The 10 Most Common Mistakes Retirees Make On Their Taxes

It has been said of life’s two certainties—death and taxes—death doesn’t get worse every time Congress meets.

Over the last 35 years, I’ve seen retirees pay a bundle in taxes they didn’t have to. While there are over a hundred examples over the years, I have narrowed it down to the top 10 most common mistakes retirees make on their taxes.

1. Not Being Organized. This is number one. Do you put your receipts in a shoebox? Be organized! Consider a fan file folder with tax-related labels or scan them and save them electronically. It would help your preparer and you. You can pay your CPA to organize it (expensive) or you can do it yourself.

2. Overpaying Withholding Taxes or Quarterly Taxes. In essence, it’s giving the government an interest-free loan. Review your withholding with your tax preparer, and have a tax strategies session. This can reduce your quarterly payments and increase your cash flow.

3. Not Giving to Charity, the Right Way. If you have stocks with capital gains, consider giving stock instead of cash. This would avoid the capital gains, and gives you a deduction for full fair market value (some restrictions apply) and the charity comes out with just as much. It’s a win-win.

4. Not Understanding Social Security Tax Traps. There are many Social Security traps. For example, municipal bonds (sometimes called tax-free bonds) can trigger more taxes because of how they calculate their social security taxation. It can be better, after-tax, to have taxable bonds.

5. Not Taking Income Out Of the Right Sources. This can be huge. For example, let’s say you have assets that consist of a taxable portfolio of mutual funds (or stocks) and IRAs. By taking income from the mutual funds in the form of a systematic withdrawal, instead of the IRAs, you would receive the benefit of “return of basis,” which is tax-free. And the gains, if long-term, are taxed at preferential rates. This can be the one strategy that saves you a bundle.

6. Not knowing about and not using tax efficient mutual funds. Not all mutual funds are alike. Especially if held in a taxable account. Why? Because most mutual fund managers do not consider the tax ramifications. Mutual funds must distribute their internal capital gains to their investors once a year. Tax efficient fund managers weigh the tax impact before they sell anything.

7. Not using the 72(t) rules if you retire before 59½. Most people believe that if you are under 59 ½ and take retirement income, you must pay a 10% penalty tax. This not necessarily so. One exception is a systematic and periodic payout that lasts for five years or to 59 ½, whichever is longer.

8. Being 72 (or over) and not taking your Required Minimum Distribution (RMD). When you turn 72 you must, with some exceptions, take a certain percentage out of your pre-tax retirement money. If you do not it’s will cost you a 50% penalty. Yes, you read that right, 50%.

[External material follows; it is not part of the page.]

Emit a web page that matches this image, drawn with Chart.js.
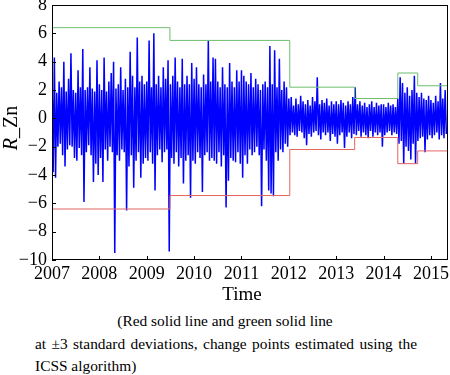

9. Not tax harvesting at the end of the year. This really should be the investment advisor’s job, but few do this. This involves looking over the taxable portfolio, knowing the basis of every investment, and selling the ones that are down. You must wait 30 days before you go into the same investment, but in the meantime, you can be in something similar.

10. Not having an advisor the helps you with tax strategies. Be proactive. Talk with your advisor regarding tax strategies. Generally, the best time is in the summer, after tax season and before the end of the year. If they do not help you with strategies, find one that will.

I hope this information helps you avoid these common mistakes. By using this information, you can work with your advisor to master tax planning.